## Written request
Identify the lines holding "chart" and copy them.

## Record excerpts

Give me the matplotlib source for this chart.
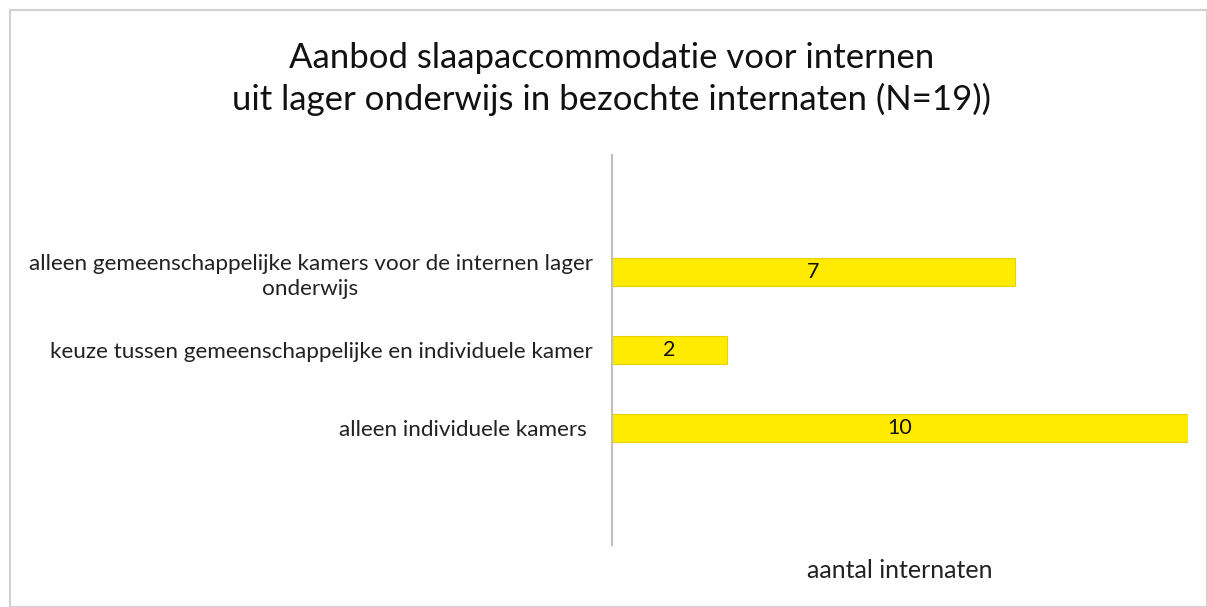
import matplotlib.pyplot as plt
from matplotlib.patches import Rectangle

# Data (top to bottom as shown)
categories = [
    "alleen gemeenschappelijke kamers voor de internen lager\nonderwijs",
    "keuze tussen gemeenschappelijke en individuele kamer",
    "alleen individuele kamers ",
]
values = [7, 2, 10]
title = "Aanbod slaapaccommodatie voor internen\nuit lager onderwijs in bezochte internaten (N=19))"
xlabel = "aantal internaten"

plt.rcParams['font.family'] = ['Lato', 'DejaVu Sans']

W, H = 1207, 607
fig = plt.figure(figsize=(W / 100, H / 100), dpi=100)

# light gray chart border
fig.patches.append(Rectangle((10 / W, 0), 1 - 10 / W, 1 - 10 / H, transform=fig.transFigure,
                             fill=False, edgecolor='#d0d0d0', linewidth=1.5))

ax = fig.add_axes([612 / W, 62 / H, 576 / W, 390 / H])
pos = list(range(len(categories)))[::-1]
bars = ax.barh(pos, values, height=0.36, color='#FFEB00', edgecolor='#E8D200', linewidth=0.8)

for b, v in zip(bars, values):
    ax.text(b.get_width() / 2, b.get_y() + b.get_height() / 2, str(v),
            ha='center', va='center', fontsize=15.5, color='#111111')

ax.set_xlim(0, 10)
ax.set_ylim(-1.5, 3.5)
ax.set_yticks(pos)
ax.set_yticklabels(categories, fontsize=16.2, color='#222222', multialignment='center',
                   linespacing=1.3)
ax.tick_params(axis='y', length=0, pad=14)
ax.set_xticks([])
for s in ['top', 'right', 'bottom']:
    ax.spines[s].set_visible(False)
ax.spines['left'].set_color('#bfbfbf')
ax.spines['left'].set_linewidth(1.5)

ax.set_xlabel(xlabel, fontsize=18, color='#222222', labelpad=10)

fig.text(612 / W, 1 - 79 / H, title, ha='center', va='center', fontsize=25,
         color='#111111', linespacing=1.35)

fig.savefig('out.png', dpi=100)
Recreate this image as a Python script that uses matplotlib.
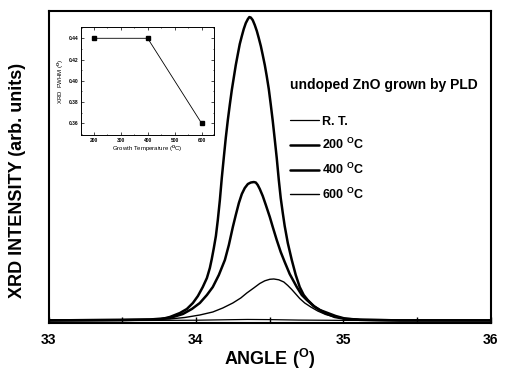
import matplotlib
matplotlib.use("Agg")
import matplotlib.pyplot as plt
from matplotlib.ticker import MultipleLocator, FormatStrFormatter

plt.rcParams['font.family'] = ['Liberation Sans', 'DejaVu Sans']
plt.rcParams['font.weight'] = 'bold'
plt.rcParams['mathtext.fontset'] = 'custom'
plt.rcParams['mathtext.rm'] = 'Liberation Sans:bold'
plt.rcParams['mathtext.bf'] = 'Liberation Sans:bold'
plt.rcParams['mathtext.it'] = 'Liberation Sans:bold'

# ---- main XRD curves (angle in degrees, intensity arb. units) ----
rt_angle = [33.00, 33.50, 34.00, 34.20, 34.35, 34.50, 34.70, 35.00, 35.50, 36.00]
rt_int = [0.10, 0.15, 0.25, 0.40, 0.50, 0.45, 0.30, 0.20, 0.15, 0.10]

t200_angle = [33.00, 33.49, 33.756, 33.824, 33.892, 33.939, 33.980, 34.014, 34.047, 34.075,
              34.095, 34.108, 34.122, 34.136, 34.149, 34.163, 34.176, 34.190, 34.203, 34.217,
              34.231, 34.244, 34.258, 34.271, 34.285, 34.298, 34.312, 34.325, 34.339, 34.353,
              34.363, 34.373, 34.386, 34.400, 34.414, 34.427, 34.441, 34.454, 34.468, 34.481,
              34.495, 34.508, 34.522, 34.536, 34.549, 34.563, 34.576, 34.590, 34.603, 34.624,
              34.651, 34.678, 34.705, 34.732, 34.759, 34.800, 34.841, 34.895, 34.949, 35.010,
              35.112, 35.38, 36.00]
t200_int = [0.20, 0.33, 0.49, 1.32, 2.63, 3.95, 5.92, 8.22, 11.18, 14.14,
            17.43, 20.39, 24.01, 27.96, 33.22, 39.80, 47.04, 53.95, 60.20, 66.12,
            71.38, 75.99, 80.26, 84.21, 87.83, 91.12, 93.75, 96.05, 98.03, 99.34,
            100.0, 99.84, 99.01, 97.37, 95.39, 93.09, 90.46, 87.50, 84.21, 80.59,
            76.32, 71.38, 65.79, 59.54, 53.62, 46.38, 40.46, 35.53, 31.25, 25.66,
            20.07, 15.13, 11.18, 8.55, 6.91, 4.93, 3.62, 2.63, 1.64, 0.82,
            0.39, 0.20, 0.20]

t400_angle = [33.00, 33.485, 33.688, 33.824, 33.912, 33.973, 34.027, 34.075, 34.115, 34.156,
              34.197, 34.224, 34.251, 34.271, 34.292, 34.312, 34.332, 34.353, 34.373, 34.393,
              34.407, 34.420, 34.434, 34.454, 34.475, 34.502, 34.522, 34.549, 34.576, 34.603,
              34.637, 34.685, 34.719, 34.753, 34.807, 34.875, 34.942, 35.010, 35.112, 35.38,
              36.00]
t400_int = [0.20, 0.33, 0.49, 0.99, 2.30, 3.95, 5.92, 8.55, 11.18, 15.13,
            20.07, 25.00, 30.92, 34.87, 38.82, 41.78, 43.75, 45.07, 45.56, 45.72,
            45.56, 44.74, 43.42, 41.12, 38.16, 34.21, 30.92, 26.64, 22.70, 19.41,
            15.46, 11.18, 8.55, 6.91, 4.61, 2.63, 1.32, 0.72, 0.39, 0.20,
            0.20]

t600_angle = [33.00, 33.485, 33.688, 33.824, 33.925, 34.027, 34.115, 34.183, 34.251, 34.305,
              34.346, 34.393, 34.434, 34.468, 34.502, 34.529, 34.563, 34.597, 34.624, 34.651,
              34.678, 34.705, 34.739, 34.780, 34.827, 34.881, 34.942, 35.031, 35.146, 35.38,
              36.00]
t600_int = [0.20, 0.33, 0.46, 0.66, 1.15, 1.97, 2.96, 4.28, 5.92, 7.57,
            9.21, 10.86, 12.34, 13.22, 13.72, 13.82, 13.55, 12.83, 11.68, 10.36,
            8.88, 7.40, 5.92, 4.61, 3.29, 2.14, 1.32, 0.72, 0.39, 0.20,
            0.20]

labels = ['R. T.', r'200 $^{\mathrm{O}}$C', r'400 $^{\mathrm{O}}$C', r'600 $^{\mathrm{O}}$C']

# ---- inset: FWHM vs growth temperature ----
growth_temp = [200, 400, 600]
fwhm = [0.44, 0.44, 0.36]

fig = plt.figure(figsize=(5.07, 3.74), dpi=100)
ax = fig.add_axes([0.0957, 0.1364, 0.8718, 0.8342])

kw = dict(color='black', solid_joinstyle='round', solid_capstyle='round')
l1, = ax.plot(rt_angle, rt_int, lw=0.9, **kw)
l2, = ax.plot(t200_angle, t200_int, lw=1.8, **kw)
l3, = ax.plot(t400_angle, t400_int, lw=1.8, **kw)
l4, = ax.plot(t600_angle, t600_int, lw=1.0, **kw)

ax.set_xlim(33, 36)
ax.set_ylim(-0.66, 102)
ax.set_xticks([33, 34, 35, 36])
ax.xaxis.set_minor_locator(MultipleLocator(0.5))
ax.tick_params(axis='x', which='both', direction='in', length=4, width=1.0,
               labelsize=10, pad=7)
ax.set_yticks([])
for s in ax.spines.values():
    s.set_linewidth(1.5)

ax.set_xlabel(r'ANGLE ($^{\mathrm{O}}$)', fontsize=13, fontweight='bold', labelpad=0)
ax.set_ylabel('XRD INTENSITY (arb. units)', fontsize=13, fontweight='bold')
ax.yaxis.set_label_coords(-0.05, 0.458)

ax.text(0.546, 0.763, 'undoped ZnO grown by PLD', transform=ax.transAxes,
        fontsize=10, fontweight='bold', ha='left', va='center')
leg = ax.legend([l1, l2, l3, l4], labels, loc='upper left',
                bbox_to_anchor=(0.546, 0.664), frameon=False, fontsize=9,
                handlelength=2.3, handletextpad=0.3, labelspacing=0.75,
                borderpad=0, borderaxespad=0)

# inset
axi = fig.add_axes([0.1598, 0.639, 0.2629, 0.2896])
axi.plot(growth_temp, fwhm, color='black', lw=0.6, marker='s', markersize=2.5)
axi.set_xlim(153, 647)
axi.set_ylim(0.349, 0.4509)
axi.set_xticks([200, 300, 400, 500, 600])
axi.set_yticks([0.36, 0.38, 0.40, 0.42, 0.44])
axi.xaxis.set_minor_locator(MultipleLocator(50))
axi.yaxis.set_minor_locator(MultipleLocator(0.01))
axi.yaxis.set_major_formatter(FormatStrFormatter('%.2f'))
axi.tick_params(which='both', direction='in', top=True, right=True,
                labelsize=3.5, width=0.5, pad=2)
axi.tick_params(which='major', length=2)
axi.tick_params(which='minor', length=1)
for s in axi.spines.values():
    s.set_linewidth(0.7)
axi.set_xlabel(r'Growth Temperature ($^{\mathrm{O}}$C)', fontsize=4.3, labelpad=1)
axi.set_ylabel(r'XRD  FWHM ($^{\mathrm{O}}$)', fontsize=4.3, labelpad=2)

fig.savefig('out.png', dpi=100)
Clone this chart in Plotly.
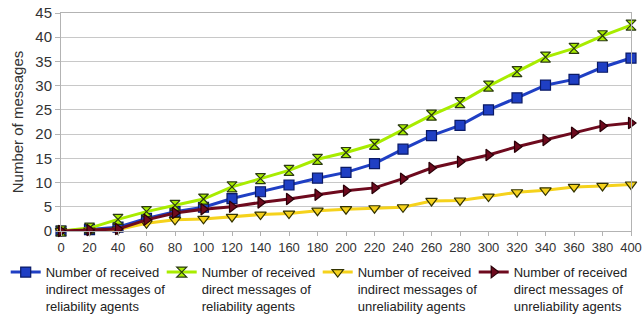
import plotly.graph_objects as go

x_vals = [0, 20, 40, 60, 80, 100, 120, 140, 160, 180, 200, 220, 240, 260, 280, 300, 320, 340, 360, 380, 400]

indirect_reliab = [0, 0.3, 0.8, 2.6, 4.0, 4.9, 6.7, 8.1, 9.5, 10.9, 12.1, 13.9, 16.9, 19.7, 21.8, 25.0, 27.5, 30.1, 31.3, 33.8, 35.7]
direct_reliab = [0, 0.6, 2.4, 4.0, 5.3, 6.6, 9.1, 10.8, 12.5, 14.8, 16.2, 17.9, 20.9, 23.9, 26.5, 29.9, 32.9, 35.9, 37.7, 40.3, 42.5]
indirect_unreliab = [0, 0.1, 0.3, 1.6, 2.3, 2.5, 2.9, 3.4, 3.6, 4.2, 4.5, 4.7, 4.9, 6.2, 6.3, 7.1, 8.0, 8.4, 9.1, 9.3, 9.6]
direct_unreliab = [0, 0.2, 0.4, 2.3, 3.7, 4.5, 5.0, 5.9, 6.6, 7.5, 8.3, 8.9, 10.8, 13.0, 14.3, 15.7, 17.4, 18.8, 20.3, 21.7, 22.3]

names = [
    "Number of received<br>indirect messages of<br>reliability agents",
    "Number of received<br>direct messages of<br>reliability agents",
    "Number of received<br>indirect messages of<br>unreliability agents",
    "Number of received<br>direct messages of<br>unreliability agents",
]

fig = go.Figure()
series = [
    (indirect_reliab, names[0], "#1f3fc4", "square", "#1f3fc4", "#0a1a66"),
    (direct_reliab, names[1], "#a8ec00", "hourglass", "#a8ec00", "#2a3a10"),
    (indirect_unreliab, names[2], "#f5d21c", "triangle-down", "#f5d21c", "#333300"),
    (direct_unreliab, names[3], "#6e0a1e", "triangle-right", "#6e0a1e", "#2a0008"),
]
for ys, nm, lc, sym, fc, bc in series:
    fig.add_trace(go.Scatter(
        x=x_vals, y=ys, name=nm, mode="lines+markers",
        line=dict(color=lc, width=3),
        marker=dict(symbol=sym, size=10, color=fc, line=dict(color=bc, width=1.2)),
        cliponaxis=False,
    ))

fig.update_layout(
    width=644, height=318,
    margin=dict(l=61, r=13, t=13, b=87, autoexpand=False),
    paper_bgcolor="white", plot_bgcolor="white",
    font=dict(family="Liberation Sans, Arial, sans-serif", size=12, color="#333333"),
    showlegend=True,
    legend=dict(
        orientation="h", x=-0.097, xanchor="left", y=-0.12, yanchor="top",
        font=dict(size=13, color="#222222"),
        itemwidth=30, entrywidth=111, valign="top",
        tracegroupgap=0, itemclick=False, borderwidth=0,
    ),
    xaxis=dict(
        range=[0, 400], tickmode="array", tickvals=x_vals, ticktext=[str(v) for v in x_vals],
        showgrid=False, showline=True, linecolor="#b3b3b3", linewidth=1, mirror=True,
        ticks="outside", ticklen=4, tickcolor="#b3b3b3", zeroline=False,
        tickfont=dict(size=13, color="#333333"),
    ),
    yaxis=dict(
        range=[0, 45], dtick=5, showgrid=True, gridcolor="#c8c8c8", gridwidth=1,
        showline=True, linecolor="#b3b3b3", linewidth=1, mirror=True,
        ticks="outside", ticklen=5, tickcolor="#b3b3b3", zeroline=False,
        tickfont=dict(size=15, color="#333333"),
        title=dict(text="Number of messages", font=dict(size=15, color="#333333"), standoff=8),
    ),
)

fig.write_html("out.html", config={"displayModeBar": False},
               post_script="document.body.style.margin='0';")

## Output for this exercise
Give me the matplotlib source for this chart.
# light gray chart border
Clone this chart in Plotly.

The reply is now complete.